VARP: Reinforcement Learning from Vision-Language Model Feedback with Agent Regularized Preferences

TL;DR

The paper addresses reward misalignment and annotation scalability in robotic RL by introducing VARP, which adds trajectory sketches to final observations and couples VLM-based preferences with agent-aware reward regularization. This two-pronged approach improves the accuracy of preference signals and aligns the learned reward with the evolving policy, mitigating reward hacking.

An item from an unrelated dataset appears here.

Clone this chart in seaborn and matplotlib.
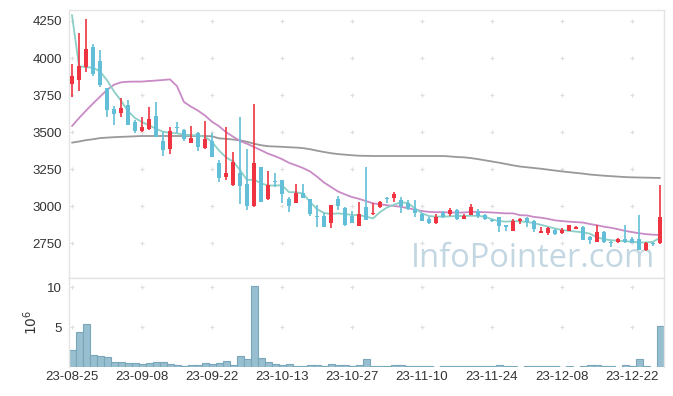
import numpy as np
import pandas as pd
import seaborn as sns
import matplotlib.pyplot as plt

# x tick labels (every 10 trading days)
tick_labels = ["23-08-25", "23-09-08", "23-09-22", "23-10-13", "23-10-27",
               "23-11-10", "23-11-24", "23-12-08", "23-12-22"]

# daily candles
opens = [3825, 3852, 3938, 4077, 3980, 3798, 3656, 3632, 3683, 3568,
         3510, 3523, 3609, 3440, 3384, 3533, 3514, 3429, 3497, 3396,
         3438, 3294, 3199, 3145, 3222, 3153, 3002, 3265, 3047, 3170,
         3177, 3049, 3024, 3092, 3047, 2935, 2934, 2889, 3049, 2988,
         2934, 2867, 2997, 2945, 2997, 3052, 3058, 3042, 3020, 2981,
         2948, 2914, 2885, 2956, 2948, 2974, 2916, 2941, 2968, 2941,
         2907, 2925, 2873, 2835, 2900, 2922, 2903, 2822, 2822, 2840,
         2817, 2835, 2849, 2858, 2790, 2761, 2826, 2761, 2761, 2777,
         2777, 2777, 2705, 2754, 2754]
highs = [3960, 4167, 4261, 4095, 4054, 3800, 3678, 3728, 3717, 3580,
         3604, 3668, 3703, 3503, 3533, 3567, 3520, 3541, 3500, 3573,
         3492, 3312, 3533, 3368, 3600, 3384, 3688, 3268, 3240, 3226,
         3180, 3065, 3148, 3148, 3050, 3008, 2955, 3010, 3069, 2995,
         2968, 3031, 3262, 3024, 3035, 3065, 3094, 3065, 3042, 3042,
         2955, 2930, 2946, 2965, 2990, 2980, 2946, 3013, 2980, 2950,
         2912, 2930, 2876, 2912, 2922, 2930, 2905, 2862, 2860, 2845,
         2855, 2873, 2867, 2870, 2799, 2873, 2835, 2768, 2785, 2873,
         2790, 2941, 2756, 2760, 3143]
lows = [3735, 3780, 3904, 3880, 3803, 3604, 3546, 3604, 3545, 3492,
        3503, 3515, 3465, 3339, 3353, 3493, 3440, 3425, 3375, 3384,
        3330, 3161, 3177, 3140, 3015, 2975, 2998, 3028, 3040, 3132,
        3024, 2960, 3020, 3055, 2936, 2862, 2860, 2851, 2975, 2870,
        2885, 2865, 2905, 2942, 2986, 3020, 3031, 2955, 2975, 2930,
        2900, 2878, 2883, 2920, 2936, 2910, 2914, 2938, 2920, 2905,
        2895, 2828, 2835, 2833, 2880, 2858, 2828, 2820, 2805, 2808,
        2810, 2832, 2845, 2770, 2745, 2758, 2755, 2727, 2755, 2755,
        2750, 2705, 2700, 2730, 2745]
closes = [3880, 3946, 4061, 3894, 3820, 3651, 3625, 3663, 3550, 3510,
          3535, 3589, 3469, 3380, 3508, 3525, 3452, 3460, 3402, 3452,
          3334, 3193, 3224, 3299, 3137, 3002, 3292, 3032, 3143, 3163,
          3085, 3004, 3092, 3058, 2948, 2930, 2862, 3008, 3002, 2876,
          2889, 2948, 2907, 2956, 3029, 3047, 3083, 3000, 2980, 2952,
          2903, 2889, 2930, 2930, 2974, 2912, 2934, 2993, 2936, 2912,
          2900, 2869, 2858, 2900, 2914, 2896, 2846, 2833, 2851, 2811,
          2840, 2871, 2860, 2772, 2772, 2824, 2761, 2750, 2779, 2759,
          2754, 2705, 2754, 2745, 2925]
# volume in millions
volumes = [2.1, 4.4, 5.4, 1.5, 1.4, 1.25, 0.62, 0.62, 0.5, 0.5,
           0.37, 0.5, 0.62, 0.62, 0.37, 0.25, 0.1, 0.25, 0.25, 0.5,
           0.37, 0.5, 0.75, 0.25, 1.4, 1.0, 10.1, 1.1, 0.62, 0.37,
           0.25, 0.37, 0.1, 0.1, 0.25, 0.25, 0.1, 0.37, 0.25, 0.25,
           0.1, 0.25, 1.0, 0.1, 0.1, 0.1, 0.25, 0.25, 0.1, 0.1,
           0.1, 0.1, 0.02, 0.1, 0.1, 0.1, 0.1, 0.1, 0.1, 0.1,
           0.1, 0.25, 0.1, 0.1, 0.02, 0.1, 0.1, 0.1, 0.1, 0.1,
           0.02, 0.1, 0.02, 0.1, 0.25, 0.25, 0.1, 0.1, 0.02, 0.25,
           0.1, 1.0, 0.1, 0.02, 5.1]
# moving average lines
ma_short = [4290, 3945, 3938, 3935, 3910, 3850, 3775, 3712, 3642, 3595,
            3568, 3546, 3523, 3503, 3495, 3492, 3483, 3480, 3478, 3469,
            3434, 3376, 3330, 3302, 3245, 3177, 3180, 3155, 3140, 3140,
            3142, 3095, 3095, 3085, 3030, 2980, 2955, 2948, 2952, 2948,
            2941, 2940, 2930, 2918, 2960, 2992, 3010, 3028, 3020, 2986,
            2952, 2934, 2930, 2930, 2932, 2934, 2935, 2936, 2935, 2930,
            2912, 2900, 2896, 2900, 2898, 2894, 2886, 2875, 2862, 2850,
            2840, 2834, 2829, 2824, 2815, 2790, 2778, 2771, 2768, 2764,
            2761, 2756, 2756, 2760, 2788]
ma_mid = [3541, 3595, 3645, 3693, 3739, 3785, 3820, 3836, 3840, 3841,
          3841, 3845, 3848, 3852, 3856, 3810, 3703, 3672, 3645, 3612,
          3570, 3540, 3500, 3470, 3440, 3422, 3400, 3378, 3355, 3338,
          3318, 3293, 3276, 3258, 3235, 3200, 3160, 3130, 3100, 3080,
          3062, 3050, 3035, 3020, 3013, 3007, 3002, 2996, 2987, 2977,
          2968, 2962, 2960, 2960, 2958, 2957, 2958, 2962, 2962, 2960,
          2958, 2955, 2952, 2952, 2940, 2938, 2928, 2923, 2915, 2905,
          2900, 2896, 2893, 2890, 2880, 2872, 2862, 2855, 2845, 2834,
          2826, 2818, 2812, 2808, 2806]
ma_long = [3429, 3437, 3446, 3452, 3460, 3463, 3466, 3468, 3470, 3472,
           3474, 3474, 3474, 3474, 3474, 3474, 3474, 3474, 3474, 3474,
           3472, 3458, 3455, 3450, 3445, 3435, 3422, 3412, 3405, 3403,
           3401, 3398, 3396, 3392, 3385, 3375, 3366, 3358, 3352, 3348,
           3344, 3341, 3340, 3339, 3339, 3339, 3339, 3339, 3339, 3339,
           3339, 3339, 3339, 3339, 3336, 3332, 3330, 3325, 3318, 3310,
           3302, 3294, 3285, 3276, 3268, 3263, 3258, 3253, 3247, 3241,
           3235, 3230, 3225, 3220, 3214, 3210, 3206, 3203, 3200, 3197,
           3195, 3194, 3193, 3192, 3191]

price_ticks = [2750, 3000, 3250, 3500, 3750, 4000, 4250]
vol_ticks = [5, 10]

df = pd.DataFrame({"open": opens, "high": highs, "low": lows, "close": closes,
                   "volume": volumes, "ma5": ma_short, "ma20": ma_mid, "ma60": ma_long})
df["idx"] = np.arange(len(df))
up = df["close"] >= df["open"]
colors = np.where(up, "#ef3340", "#62bfd7")

sns.set_theme(style="white")
plt.rcParams['font.family'] = ['Liberation Sans', 'DejaVu Sans']

fig = plt.figure(figsize=(6.73, 3.96), dpi=100)
ax = fig.add_axes([68.5 / 673, 118 / 396, 595 / 673, 268 / 396])
axv = fig.add_axes([68.5 / 673, 28.7 / 396, 595 / 673, 89.3 / 396])

# watermark
ax.text(0.986, 0.04, "InfoPointer.com", transform=ax.transAxes, ha="right",
        va="baseline", fontsize=23.5, color="#c3d7e3", family="Open Sans",
        fontweight="medium", zorder=0)

# grid as little crosses
xt = list(range(0, 85, 10))
gx, gy = np.meshgrid(xt, price_ticks)
ax.scatter(gx.ravel(), gy.ravel(), marker="+", s=10, color="#dedede", lw=0.8, zorder=0.5)
gx, gy = np.meshgrid(xt, vol_ticks)
axv.scatter(gx.ravel(), gy.ravel(), marker="+", s=10, color="#dedede", lw=0.8, zorder=0.5)

# moving averages
sns.lineplot(data=df, x="idx", y="ma60", ax=ax, color="#999999", lw=1.3, zorder=2)
sns.lineplot(data=df, x="idx", y="ma20", ax=ax, color="#c98ac6", lw=1.3, zorder=2)
sns.lineplot(data=df, x="idx", y="ma5", ax=ax, color="#8ccfc6", lw=1.3, zorder=2)

# candles
ax.vlines(df["idx"], df["low"], df["high"], colors=colors, lw=1.2, zorder=3)
body = np.maximum((df["close"] - df["open"]).abs(), 7)
ax.bar(df["idx"], body, bottom=np.minimum(df["open"], df["close"]), width=0.7,
       color=colors, lw=0, zorder=4)

# volume
sns.barplot(data=df, x="idx", y="volume", ax=axv, native_scale=True, color="#97bfd0",
            saturation=1, width=1.0, edgecolor="#7aa6ba", linewidth=0.8, zorder=2)

for a in (ax, axv):
    a.set_xlim(-0.5, 84.5)
    a.set_xlabel("")
    for s in a.spines.values():
        s.set_color("#e4e4e4")
        s.set_linewidth(1)
    a.tick_params(length=0, labelsize=9.5, colors="#333333", pad=4.5)

ax.set_ylim(2516, 4324)
ax.set_yticks(price_ticks)
ax.set_xticks(xt)
ax.set_xticklabels([])
ax.set_ylabel("")

axv.set_ylim(0, 11.16)
axv.set_yticks(vol_ticks)
axv.set_xticks(xt)
axv.set_xticklabels(tick_labels)
axv.spines["bottom"].set_visible(False)
axv.set_ylabel(r"$10^6$", fontsize=10, color="#333333", labelpad=5)
axv.tick_params(axis="x", pad=3)

fig.savefig("out.png", dpi=100)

Empirical results on MetaWorld and DMControl show substantial gains: preference accuracy rises from ~68% to ~84%, episodic returns improve by ~20-30%, and task success rates approach 80% from below 50%. Overall, VARP demonstrates scalable, interpretable preference-based RL that combines richer visual feedback with policy-consistent reward shaping for robust robotic learning.

Abstract

Designing reward functions for continuous-control robotics often leads to subtle misalignments or reward hacking, especially in complex tasks. Preference-based RL mitigates some of these pitfalls by learning rewards from comparative feedback rather than hand-crafted signals, yet scaling human annotations remains challenging. Recent work uses Vision-Language Models (VLMs) to automate preference labeling, but a single final-state image generally fails to capture the agent's full motion. In this paper, we present a two-part solution that both improves feedback accuracy and better aligns reward learning with the agent's policy. First, we overlay trajectory sketches on final observations to reveal the path taken, allowing VLMs to provide more reliable preferences-improving preference accuracy by approximately 15-20% in metaworld tasks. Second, we regularize reward learning by incorporating the agent's performance, ensuring that the reward model is optimized based on data generated by the current policy; this addition boosts episode returns by 20-30% in locomotion tasks. Empirical studies on metaworld demonstrate that our method achieves, for instance, around 70-80% success rate in all tasks, compared to below 50% for standard approaches. These results underscore the efficacy of combining richer visual representations with agent-aware reward regularization.

Figures (6)

• Figure 1: Left: This diagram breaks down our method into four key stages: (1) sketch data generation from the full trajectory, (2) two-stage VLM preference querying using the sketched observations, (3) reward model training that balances VLM feedback with agent performance, and (4) policy optimization using the learned reward. This comprehensive approach enhances feedback accuracy and stabilizes policy learning. Right: Comparison of VLM preference outputs when using final-state images with (VARP) and without wang2024rl trajectory sketches. The added sketches provide crucial temporal context, resulting in more accurate preference judgments.
• Figure 2: Illustration of 2D trajectory sketch generation. For each episode, the robot’s full trajectory (denoted by $\tau$) is projected onto the camera’s 2D plane using known parameters, and overlaid on the final state image $o$ to form an augmented observation $\hat{o}=(o,\mathrm{Sketch}(\tau))$. This enriched representation provides additional temporal context, enabling the VLM to more accurately compare and assess trajectory performance.
• Figure 3: Impact of Trajectory Sketches on Preference Accuracy. Top row: VLM predictions using trajectory sketches. Bottom row: VLM predictions without sketches. The results show that incorporating sketches dramatically improves the accuracy of preference judgments, particularly when the difference in task progress between image pairs increases. This confirms that visualizing the entire trajectory—not just the final state—provides essential context for reliable feedback.
• Figure 4: Performance Comparison on MetaWorld Tasks. We compare VARP against baseline approaches across three MetaWorld tasks (Drawer Open, Soccer, Sweep Into). Our method, which combines trajectory sketches with agent preference regularization, consistently achieves higher episode rewards. The plot highlights how the enhanced preference accuracy translates into faster training and better overall policy performance, closing the gap to oracle-level behavior.
• Figure 5: Evaluating RLHF Accuracy with VARP in Metaworld. This figure quantifies the accuracy of our reward learning by comparing RLHF predictions to ground-truth preferences derived from the environment’s reward function. The results demonstrate that the agent preference substantially reduces reward misalignment (and hence reward hacking), ensuring more stable and effective policy improvements.